Translated, Cheese Hearth Bread. This bread smells absolutely fantastic and tastes just as good when served warm. I couldn't place it's distinctive flavor and smell until I realized it tastes like Cheezits in bread form.

Pain au Fromage
2 tsp. dry yeast
1 1/4 cups water
3 1/2 cups unbleached flour
1 1/2 tsp. salt
1 Tbsp. olive oil
8 oz. shredded sharp Cheddar

Sprinkle yeast in 1/2 cup water. Let sit 5 minutes and stir to dissolve. Mix flour and salt in large bowl. Make a well in the center of the flour, and pour in the dissolved yeast.

Use a wooden spoon to draw enough of the flour into the dissolved yeast to form a soft paste. Cover the bowl with a dish towel and let sit 20 minutes.

Pour about half the remaining water into the well. Mix in flour. Stir in the reserved water as needed to form a firm, moist dough. Knead dough until smooth and elastic. Then knead in shredded cheese (and this will likely take longer than expected ... be patient).

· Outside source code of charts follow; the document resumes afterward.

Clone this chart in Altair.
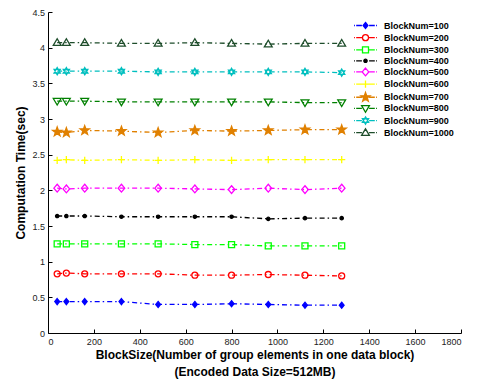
import altair as alt
import pandas as pd

block_sizes = [40, 80, 160, 320, 480, 640, 800, 960, 1120, 1280]
series_names = ["BlockNum=100", "BlockNum=200", "BlockNum=300", "BlockNum=400", "BlockNum=500",
                "BlockNum=600", "BlockNum=700", "BlockNum=800", "BlockNum=900", "BlockNum=1000"]
t100 = [0.44, 0.44, 0.44, 0.44, 0.40, 0.40, 0.41, 0.40, 0.39, 0.39]
t200 = [0.83, 0.84, 0.83, 0.83, 0.83, 0.81, 0.81, 0.82, 0.81, 0.80]
t300 = [1.25, 1.25, 1.25, 1.25, 1.25, 1.24, 1.24, 1.22, 1.22, 1.22]
t400 = [1.64, 1.64, 1.64, 1.63, 1.63, 1.63, 1.63, 1.60, 1.61, 1.61]
t500 = [2.03, 2.02, 2.03, 2.03, 2.03, 2.02, 2.01, 2.03, 2.01, 2.03]
t600 = [2.42, 2.43, 2.42, 2.43, 2.42, 2.43, 2.42, 2.43, 2.43, 2.43]
t700 = [2.82, 2.81, 2.84, 2.83, 2.81, 2.84, 2.83, 2.84, 2.85, 2.85]
t800 = [3.25, 3.25, 3.25, 3.24, 3.24, 3.24, 3.24, 3.24, 3.23, 3.23]
t900 = [3.67, 3.67, 3.67, 3.67, 3.66, 3.66, 3.66, 3.66, 3.66, 3.65]
t1000 = [4.07, 4.07, 4.07, 4.06, 4.06, 4.07, 4.06, 4.05, 4.06, 4.06]
all_series = [t100, t200, t300, t400, t500, t600, t700, t800, t900, t1000]

colors = ["#0000ff", "#ff0000", "#00ff00", "#000000", "#ff00ff",
          "#ffff00", "#e08000", "#008000", "#00bfbf", "#1e4d2b"]
fills = ["#0000ff", "transparent", "transparent", "#000000", "transparent",
         "transparent", "#e08000", "transparent", "transparent", "transparent"]
shapes = [
    "M0,-1L0.8,0L0,1L-0.8,0Z",
    "M1,0A1,1,0,1,1,-1,0A1,1,0,1,1,1,0Z",
    "M-1,-1H1V1H-1Z",
    "M0.55,0A0.55,0.55,0,1,1,-0.55,0A0.55,0.55,0,1,1,0.55,0Z",
    "M0,-1.3L1.1,0L0,1.3L-1.1,0Z",
    "M-1.2,0H1.2M0,-1.2V1.2",
    "M0,-1.6L0.382,-0.526L1.522,-0.494L0.618,0.201L0.94,1.294L0,0.65L-0.94,1.294L-0.618,0.201L-1.522,-0.494L-0.382,-0.526Z",
    "M-1.3,-0.9H1.3L0,1.3Z",
    "M0,-1.2L1.04,0.6H-1.04Z M0,1.2L1.04,-0.6H-1.04Z",
    "M-1.3,0.9H1.3L0,-1.3Z",
]
legend_line = " M-3.8,0H-3.5M-3.1,0H-1.2M1.2,0H3.1M3.5,0H3.8"
legend_shapes = [s + legend_line for s in shapes]

rows = []
for name, vals in zip(series_names, all_series):
    for x, v in zip(block_sizes, vals):
        rows.append({"series": name, "size": x, "time": v})
df = pd.DataFrame(rows)

FONT = "Liberation Sans"
x_title = ["BlockSize(Number of group elements in one data block)", "(Encoded Data Size=512MB)"]
x_ticks = list(range(0, 1801, 200))
y_ticks = [i * 0.5 for i in range(10)]

x_scale = alt.Scale(domain=[0, 1800], nice=False)
y_scale = alt.Scale(domain=[0, 4.5], nice=False)

legend = alt.Legend(
    title=None, orient="none", legendX=313, legendY=9,
    labelFont=FONT, labelFontSize=9, labelFontWeight="bold", labelColor="#000",
    symbolSize=36, symbolStrokeWidth=1.3, symbolOpacity=1, labelOffset=14, symbolOffset=0,
    rowPadding=-0.85, padding=0,
)

base = alt.Chart(df)

lines = base.mark_line(strokeWidth=1.3, strokeDash=[5, 3, 1.5, 3]).encode(
    x=alt.X("size:Q", scale=x_scale,
            axis=alt.Axis(title=x_title, values=x_ticks, format="d", tickSize=0,
                          labelPadding=4, titlePadding=3, titleLineHeight=17.5)),
    y=alt.Y("time:Q", scale=y_scale,
            axis=alt.Axis(title="Computation Time(sec)", values=y_ticks,
                          format="~g", tickSize=0, labelPadding=3.5, titlePadding=4)),
    color=alt.Color("series:N", sort=series_names,
                    scale=alt.Scale(domain=series_names, range=colors), legend=None),
    detail="series:N",
)

points = base.mark_point(size=36, strokeWidth=1.3, opacity=1).encode(
    x=alt.X("size:Q", scale=x_scale,
            axis=alt.Axis(orient="bottom", offset=-4, tickSize=4, labels=False, domain=False,
                          title=None, values=x_ticks)),
    y=alt.Y("time:Q", scale=y_scale,
            axis=alt.Axis(orient="left", offset=-4, tickSize=4, labels=False, domain=False,
                          title=None, values=y_ticks)),
    stroke=alt.Stroke("series:N", sort=series_names,
                      scale=alt.Scale(domain=series_names, range=colors), legend=None),
    shape=alt.Shape("series:N", sort=series_names,
                    scale=alt.Scale(domain=series_names, range=shapes), legend=None),
    fill=alt.Fill("series:N", sort=series_names,
                  scale=alt.Scale(domain=series_names, range=fills), legend=None),
)

legend_layer = base.transform_filter("false").mark_point(size=36, strokeWidth=1.3, opacity=1).encode(
    x=alt.X("size:Q", scale=x_scale, axis=None),
    y=alt.Y("time:Q", scale=y_scale, axis=None),
    stroke=alt.Stroke("series:N", sort=series_names,
                      scale=alt.Scale(domain=series_names, range=colors), legend=legend),
    shape=alt.Shape("series:N", sort=series_names,
                    scale=alt.Scale(domain=series_names, range=legend_shapes), legend=legend),
    fill=alt.Fill("series:N", sort=series_names,
                  scale=alt.Scale(domain=series_names, range=fills), legend=legend),
)

chart = alt.layer(lines, points, legend_layer).resolve_axis(
    x="independent", y="independent"
).resolve_scale(shape="independent", stroke="independent", fill="independent").properties(
    width=413, height=321,
    autosize=alt.AutoSizeParams(type="none"),
    padding={"left": 40, "top": 4, "right": 8, "bottom": 50},
).configure_view(stroke=None).configure_axis(
    labelFont=FONT, labelFontSize=9, labelColor="#222",
    titleFont=FONT, titleFontSize=12, titleFontWeight="bold", titleColor="#000",
    domainColor="#000", domainWidth=1, tickColor="#000", tickWidth=1, grid=False,
)

chart.save("out.html", embed_options={"renderer": "svg", "actions": False})
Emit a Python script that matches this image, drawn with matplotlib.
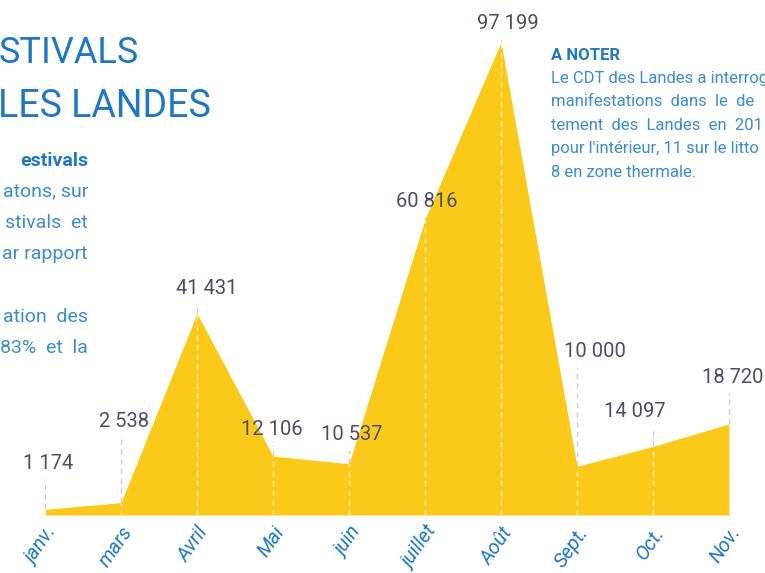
import matplotlib.pyplot as plt
import numpy as np

plt.rcParams["font.family"] = ["Roboto", "DejaVu Sans"]

months = ["janv.", "mars", "Avril", "Mai", "juin", "juillet", "Août", "Sept.", "Oct.", "Nov."]
visitors = [1174, 2538, 41431, 12106, 10537, 60816, 97199, 10000, 14097, 18720]
labels = ["1 174", "2 538", "41 431", "12 106", "10 537", "60 816", "97 199", "10 000", "14 097", "18 720"]

# label offsets from each point, in pixels (layout only)
label_dx = [3, 3, 10, -1, 3, 2, 7, 18, -18, 4]
label_dy = [36, 72, 15, 17, 20, 8, 9, 105, 25, 37]

yellow = "#fbc91a"
blue = "#1f78c4"
light_blue = "#3a8ccf"
num_color = "#485067"

W, H = 765, 573
fig = plt.figure(figsize=(W / 100, H / 100), dpi=100, facecolor="white")
ax_l, ax_r, ax_b, ax_t = 45, 729, 515, 42
ax = fig.add_axes([ax_l / W, (H - ax_b) / H, (ax_r - ax_l) / W, (ax_b - ax_t) / H])

x = np.arange(len(months))
ax.fill_between(x, visitors, color=yellow, lw=0, zorder=1)
ax.set_xlim(0, len(months) - 1)
ax.set_ylim(0, max(visitors))

units_per_px = max(visitors) / (ax_b - ax_t)
for xi, v, lab, dx, dy in zip(x, visitors, labels, label_dx, label_dy):
    top = v + (dy - 6) * units_per_px
    ax.plot([xi, xi], [0, min(v, top)], color="white", lw=1, ls=(0, (4, 3)), alpha=0.6, zorder=2)
    if top > v:
        ax.plot([xi, xi], [v, top], color="#cfcfd8", lw=1, ls=(0, (4, 3)), zorder=2, clip_on=False)
    ax.annotate(lab, (xi, v), xytext=(dx, dy), textcoords="offset pixels",
                ha="center", va="bottom", fontsize=14.5,
                color=num_color, annotation_clip=False)

ax.set_xticks(x)
ax.set_xticklabels(months, rotation=55, ha="right", va="top", rotation_mode="anchor",
                   fontsize=14.5, color=blue, style="italic")
ax.tick_params(axis="x", length=0, pad=6)
ax.set_yticks([])
for s in ax.spines.values():
    s.set_visible(False)
ax.patch.set_alpha(0)

# left title block (cut by the page edge)
fig.text(139 / W, 1 - 63 / H, "STIVALS", fontsize=26, color=blue, ha="right", va="baseline")
fig.text(-2 / W, 1 - 117 / H, "LES LANDES", fontsize=27, color=blue, ha="left", va="baseline")

body = [("estivals", 166, "bold"), ("atons, sur", 197, "normal"), ("stivals  et", 228, "normal"),
        ("ar rapport", 259, "normal"), ("ation  des", 322, "normal"), ("83%  et  la", 353, "normal")]
for txt, yb, wt in body:
    fig.text(88 / W, 1 - yb / H, txt, fontsize=14, color=light_blue if wt == "normal" else blue,
             weight=wt, ha="right", va="baseline")

# note on the right
fig.text(551 / W, 1 - 60 / H, "A NOTER", fontsize=12, color=blue, weight="bold", va="baseline")
note = ["Le CDT des Landes a interrog", "manifestations  dans  le  de",
        "tement  des  Landes  en  201", "pour l'intérieur, 11 sur le litto",
        "8 en zone thermale."]
for i, line in enumerate(note):
    fig.text(551 / W, 1 - (83 + 23.5 * i) / H, line, fontsize=12,
             color=light_blue, va="baseline")

plt.savefig("out.png", dpi=100, facecolor="white")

Put dough into clean bowl, and cover. Let rise until doubled, about 1 1/2 hours. Punch down, and let rest 10 minutes. Divide dough into 4 equal pieces by flattening into a round and cutting into triangles. Let rest 10 minutes.

Roll out each piece of dough into a flat, oval shape, about 1/4 inch thick. If dough resists, let rest 1 to 2 minutes. Transfer dough onto two greased baking sheets.

With a sharp knife, make 5 slashes across each dough, leaving 1 inch on either edge. Open up each slash by pulling gently apart. Cover and let rest 45 minutes.

Preheat oven to 400ºF. Bake 25 to 30 minutes until crisp, golden and hollow sounding when tapped underneath. Cool on a wire rack.